After a few weighty seconds I heard his small voice wend tentatively down the hall. 
 
"Do you still love me?"
 
The furrows in my forehead released. I let out a long sigh.
 
"Just barely."
 
It is an inconvenient habit of relationships to ebb and flow. The adoration I felt for my firstborn translated into a weekly pilgrimage to the pricey photo lab to develop pictures. It cost about ten bucks a roll, and on John's salary as a freshly minted minister it was not exactly pocket change. But my indulgence never wavered for a year. I had pictures of Lukas in the red shirt, in the blue shirt, in his pajamas and in his striped swim trunks. Of course I got duplicates. There were whole rolls of him sleeping, others while he ate Cheerios. My devotion was all inclusive and I grabbed the most tangible way I could find to canonize the feelings. I still remember the disappointment of a batch that was overexposed. Those images were ruined, and could not be reclaimed. How would I survive the loss?
 
The profusion of affection in those early months contrasted sharply with the dearth I was feeling that afternoon outside of Progeny Purgatory. Held to the wall, I would concede to having affection for this pint sized rebel, but I was scraping the bottom of my emotional barrel to find the dregs. 
 
Why can't the inter familial baseline be more stable?
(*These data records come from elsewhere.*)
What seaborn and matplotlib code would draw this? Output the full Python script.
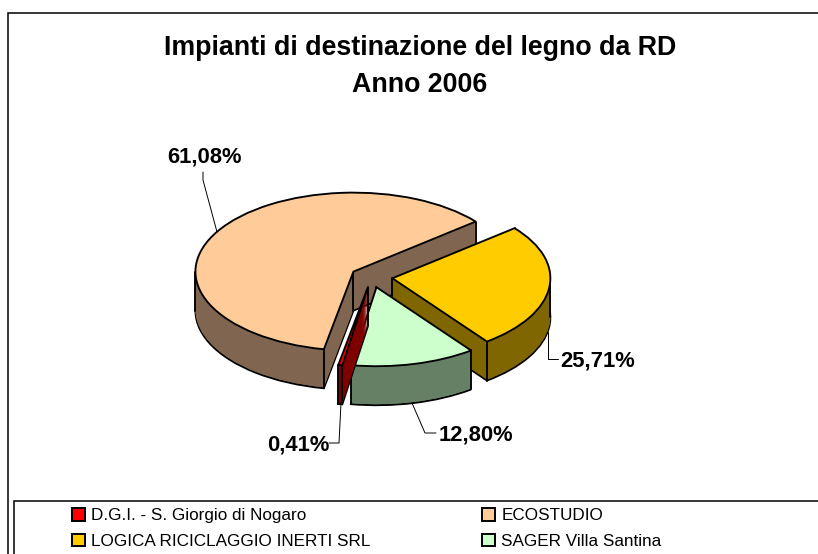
import numpy as np
import matplotlib
matplotlib.use('Agg')
import matplotlib.pyplot as plt
from matplotlib.patches import Patch
import seaborn as sns

# dati
impianti = ['D.G.I. - S. Giorgio di Nogaro', 'ECOSTUDIO', 'LOGICA RICICLAGGIO INERTI SRL', 'SAGER Villa Santina']
quote = [0.41, 61.08, 25.71, 12.80]
colori = ['#FF0000', '#FFCC99', '#FFCC00', '#CCFFCC']
colori_lato = ['#800000', '#806650', '#806600', '#668066']
ordine = [1, 2, 3, 0]   # dal fondo verso il davanti

sns.set_theme(style='white')
plt.rcParams['font.family'] = ['Liberation Sans', 'DejaVu Sans']

W, H = 818, 554
cx, cy, rx, ry = 371.5, 277, 158, 79
spessore = 39
esplosione = 0.133
partenza = 260.7
bordo = 1.35

fig = plt.figure(figsize=(W / 100, H / 100), dpi=100, facecolor='white')

# -------------------- torta "3D" --------------------
ax = fig.add_axes([0, 0, 1, 1])
explode = [esplosione] * len(quote)
for k in range(spessore, 0, -1):
    dz = k / ry
    primo = k == spessore
    wedges, _ = ax.pie(quote, explode=explode, colors=colori_lato, startangle=partenza,
                       counterclock=False, radius=1, center=(0, -dz),
                       wedgeprops={'linewidth': bordo if primo else 0,
                                   'edgecolor': 'black' if primo else 'none'})
    for i, w in enumerate(wedges):
        w.set_zorder(10 * (ordine.index(i) + 1) + (spessore - k) / (spessore + 1))

top, _ = ax.pie(quote, explode=explode, colors=colori, startangle=partenza,
                counterclock=False, radius=1, center=(0, 0),
                wedgeprops={'linewidth': bordo, 'edgecolor': 'black'})
for i, w in enumerate(top):
    z = 10 * (ordine.index(i) + 1)
    w.set_zorder(z + 2)
    # spigoli verticali: centro, estremi dello spicchio e tangenti
    x0, y0 = w.center
    px = [x0]
    py = [y0]
    angoli = [w.theta1, w.theta2]
    angoli += [a for a in (-360, -180, 0, 180, 360) if w.theta1 < a < w.theta2]
    for a in angoli:
        px.append(x0 + np.cos(np.radians(a)))
        py.append(y0 + np.sin(np.radians(a)))
    for x, y in zip(px, py):
        ax.plot([x, x], [y, y - spessore / ry], color='black', lw=bordo, zorder=z + 1,
                solid_capstyle='round')

ax.set_aspect('auto')
ax.set_xlim((0 - cx) / rx, (W - cx) / rx)
ax.set_ylim((cy - H) / ry, (cy - 0) / ry)
ax.axis('off')

# -------------------- cornici, testi, legenda (in pixel) --------------------
ov = fig.add_axes([0, 0, 1, 1], facecolor='none')
ov.set_xlim(0, W)
ov.set_ylim(H, 0)
ov.axis('off')

ov.plot([8, 8, W], [H, 13, 13], color='black', lw=1.1, solid_joinstyle='miter')
ov.fill([14, W, W, 14], [501, 501, H, H], facecolor='white', edgecolor='none', zorder=2)
ov.plot([14, 14, W], [H, 501, 501], color='black', lw=1.1, solid_joinstyle='miter', zorder=3)

ov.text(420, 55, 'Impianti di destinazione del legno da RD', ha='center', va='baseline',
        fontsize=19.3, fontweight='bold', color='black')
ov.text(420, 92, 'Anno 2006', ha='center', va='baseline',
        fontsize=19.3, fontweight='bold', color='black')


def fmt(v):
    return f'{v:.2f}%'.replace('.', ',')


etichette = {1: (205, 162), 2: (598, 366), 3: (475.5, 440), 0: (298.5, 451)}
for i, (x, y) in etichette.items():
    ov.text(x, y, fmt(quote[i]), ha='center', va='baseline', fontsize=15.8,
            fontweight='bold', color='black')

guide = [([203, 203, 217], [172, 180, 232]),
         ([548, 548, 558], [332, 359, 359]),
         ([412, 425, 436], [403, 433, 433]),
         ([341, 339, 329], [403, 443, 443])]
for gx, gy in guide:
    ov.plot(gx, gy, color='black', lw=0.7)

ordine_leg = [0, 2, 1, 3]
handles = [Patch(facecolor=colori[i], edgecolor='black', linewidth=1.4) for i in ordine_leg]
labels = [impianti[i] for i in ordine_leg]
leg = ov.legend(handles, labels, ncol=2, frameon=False, fontsize=12.3,
                loc='upper left', bbox_to_anchor=(72 / W, 1 - 508 / H),
                handlelength=0.76, handleheight=0.76, handletextpad=0.35,
                columnspacing=6.55, labelspacing=0.6, borderpad=0, borderaxespad=0,
                labelcolor='black')
leg.set_zorder(5)

fig.savefig('out.png', dpi=100)
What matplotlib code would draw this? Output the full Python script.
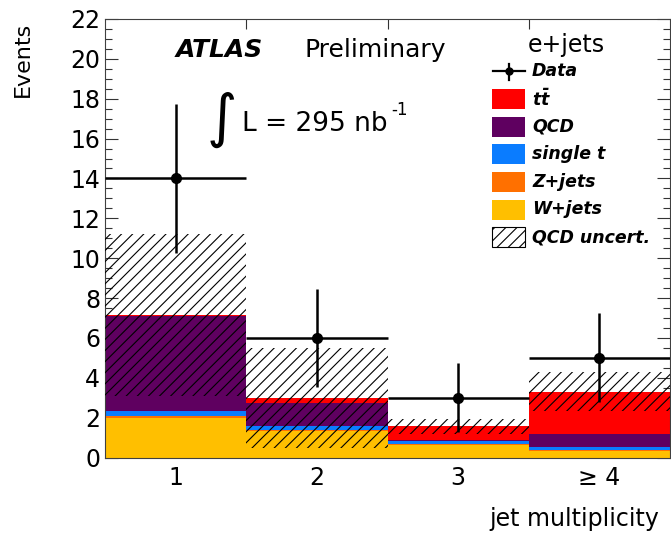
import numpy as np
import matplotlib
matplotlib.use("Agg")
import matplotlib.pyplot as plt
from matplotlib.patches import Rectangle
from matplotlib.lines import Line2D
from matplotlib.ticker import MultipleLocator, FixedLocator

plt.rcParams['font.family'] = ['DejaVu Sans']
plt.rcParams['mathtext.fontset'] = 'custom'
plt.rcParams['mathtext.it'] = 'DejaVu Sans:italic:bold'
plt.rcParams['mathtext.rm'] = 'DejaVu Sans:italic:bold'
plt.rcParams['hatch.linewidth'] = 0.8

# ---- data ----
bins = [1, 2, 3, 4]
bin_labels = ['1', '2', '3', '\u2265 4']
wjets = [2.00, 1.32, 0.64, 0.33]
zjets = [0.06, 0.04, 0.04, 0.03]
single_t = [0.25, 0.24, 0.17, 0.17]
qcd = [4.77, 1.13, 0.02, 0.67]
ttbar = [0.06, 0.25, 0.69, 2.11]
qcd_unc = [4.05, 2.49, 0.37, 1.00]
data = [14, 6, 3, 5]
data_err = [3.74, 2.45, 1.73, 2.24]

names = ['W+jets', 'Z+jets', 'single t', 'QCD', r'$t\bar{t}$']
colors = ['#FFBF00', '#FF7000', '#0A7CFF', '#5F0060', '#FF0000']
stack = [wjets, zjets, single_t, qcd, ttbar]

W, H = 671, 534
fig = plt.figure(figsize=(W / 100, H / 100), dpi=100)
ax = fig.add_axes([105 / W, 1 - 457.5 / H, (670 - 105) / W, (457.5 - 19) / H])

x = np.array(bins, dtype=float)
bottom = np.zeros(len(bins))
for vals, col in zip(stack, colors):
    v = np.array(vals)
    ax.bar(x, v, width=1.0, bottom=bottom, color=col, linewidth=0, zorder=2)
    bottom = bottom + v
total = bottom
unc = np.array(qcd_unc)
ax.bar(x, 2 * unc, width=1.0, bottom=total - unc, facecolor='none',
       edgecolor='black', hatch='///', linewidth=0, zorder=3)

ax.errorbar(x, data, yerr=data_err, xerr=0.5, fmt='o', color='black',
            ms=7, elinewidth=1.8, capsize=0, zorder=5)

ax.set_xlim(0.5, 4.5)
ax.set_ylim(0, 22)
ax.yaxis.set_major_locator(MultipleLocator(2))
ax.yaxis.set_minor_locator(MultipleLocator(0.5))
ax.xaxis.set_major_locator(FixedLocator(bins))
ax.set_xticklabels(bin_labels)
ax.xaxis.set_minor_locator(FixedLocator([1.5, 2.5, 3.5]))
ax.tick_params(axis='y', which='both', direction='in', left=True, right=True,
               labelsize=17, pad=3.5, color='#333333', width=0.8)
ax.tick_params(axis='y', which='major', length=9.5)
ax.tick_params(axis='y', which='minor', length=5)
ax.tick_params(axis='x', which='major', length=0, labelsize=17, pad=6)
ax.tick_params(axis='x', which='minor', direction='in', top=True, bottom=True,
               length=7, width=0.8, color='#333333')
for s in ax.spines.values():
    s.set_color('#404040')
    s.set_linewidth(0.8)


def fx(px):
    return px / W


def fy(py):
    return 1 - py / H


fig.text(fx(23), fy(22), 'Events', rotation=90, ha='center', va='top', fontsize=16)
fig.text(fx(659), fy(526), 'jet multiplicity', ha='right', va='baseline', fontsize=17)
fig.text(fx(219.5), fy(57), 'ATLAS', ha='center', va='baseline', fontsize=18,
         fontweight='bold', fontstyle='italic')
fig.text(fx(375), fy(57), 'Preliminary', ha='center', va='baseline', fontsize=18)
fig.text(fx(222), fy(119), '\u222b', ha='center', va='center', fontsize=42)
fig.text(fx(242), fy(131), 'L = 295 nb', ha='left', va='baseline', fontsize=19)
fig.text(fx(391), fy(115), '-1', ha='left', va='baseline', fontsize=12)
fig.text(fx(566), fy(52), 'e+jets', ha='center', va='baseline', fontsize=17)

# legend (drawn by hand)
leg_y = [71.5, 99.1, 126.7, 154.3, 181.9, 209.5, 237.1]
leg_lab = ['Data', r'$t\bar{t}$', 'QCD', 'single t', 'Z+jets', 'W+jets', 'QCD uncert.']
leg_col = [None, colors[4], colors[3], colors[2], colors[1], colors[0], 'hatch']
for yy, lab, col in zip(leg_y, leg_lab, leg_col):
    if col is None:
        fig.add_artist(Line2D([fx(493), fx(525)], [fy(yy), fy(yy)], color='black', lw=1.6))
        fig.add_artist(Line2D([fx(509), fx(509)], [fy(yy - 8), fy(yy + 8)], color='black', lw=1.6))
        fig.add_artist(Line2D([fx(509)], [fy(yy)], marker='o', ms=5, color='black'))
    elif col == 'hatch':
        fig.add_artist(Rectangle((fx(492), fy(yy + 10)), 33 / W, 20 / H,
                                 transform=fig.transFigure, facecolor='white',
                                 edgecolor='black', hatch='///', lw=0.8))
    else:
        fig.add_artist(Rectangle((fx(492), fy(yy + 10)), 33 / W, 20 / H,
                                 transform=fig.transFigure, facecolor=col, lw=0))
    fig.text(fx(532), fy(yy), lab, ha='left', va='center', fontsize=12.5,
             fontweight='bold', fontstyle='italic')

fig.savefig('out.png', dpi=100)
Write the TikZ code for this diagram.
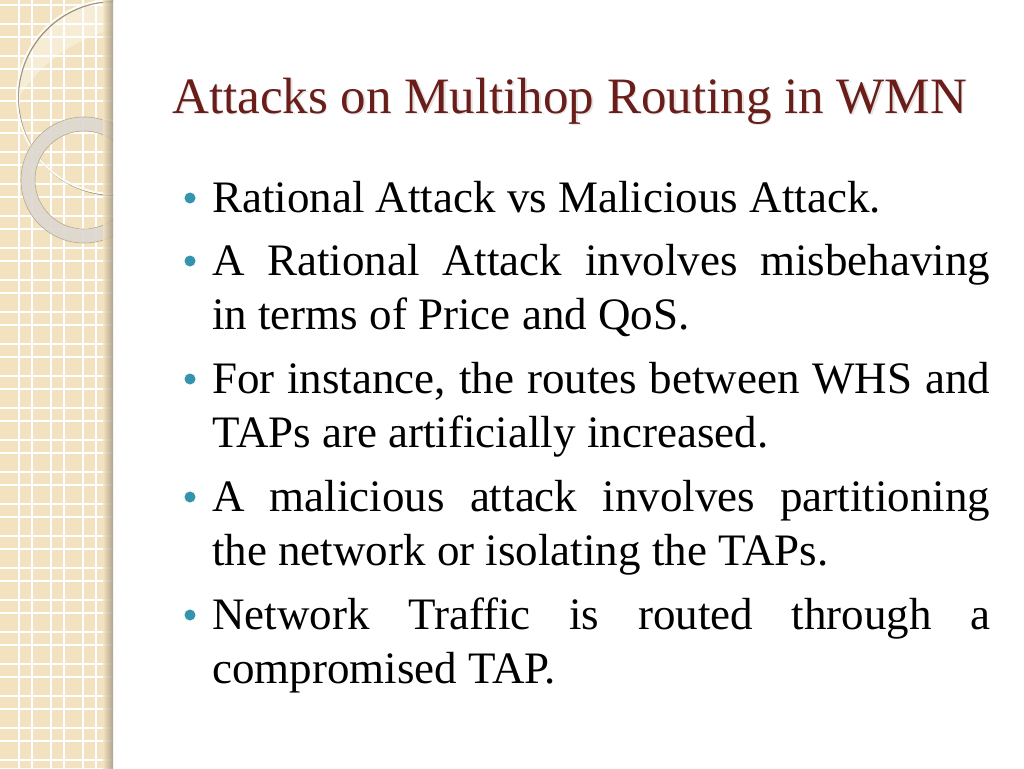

What if mothers felt a more moderate level of attachment to their children, one that they could reasonably sustain over time, without these disagreeable drops at toddlerhood and adolescence, and peaks at birthdays and graduation?
 
Suppose a woman's reaction to having her baby first nestled in her arms went like this.
 
"He is nice. I think we will keep him. Honey do you agree?"
 
Mothers of newborns have surplus endearment. Some would argue too much. Marketing researchers know the vulnerability of novice parents.
 
"Mrs. Odhner, you want the very best for your child, now don't you? Shall I sign you up for the deluxe package? Seventy-nine ninety nine for thirty six months. A bargain. Sign here."
 
Inter marital devotion would depict similar spikes and valleys on a longitudinal graph. I recall a time during our engagement when John and I felt that separate chairs might as well have been different countries. We smashed into the same one.
 
The other day I found empty seats in church while he took Benjamin to the nursery. A friend I had not seen in a long time asked if she could sit next to me. I smiled and nodded. John came back and tapped on my shoulder. He was feeling displaced.
 
"I sit next to you every day. I never see Miriam," I whispered. 
 
I wish I could retrieve some of that affection, back when it was spilling out my seams, for the more parched moments of laissez-faire connection.
 
Perhaps it would help to get out the photo albums.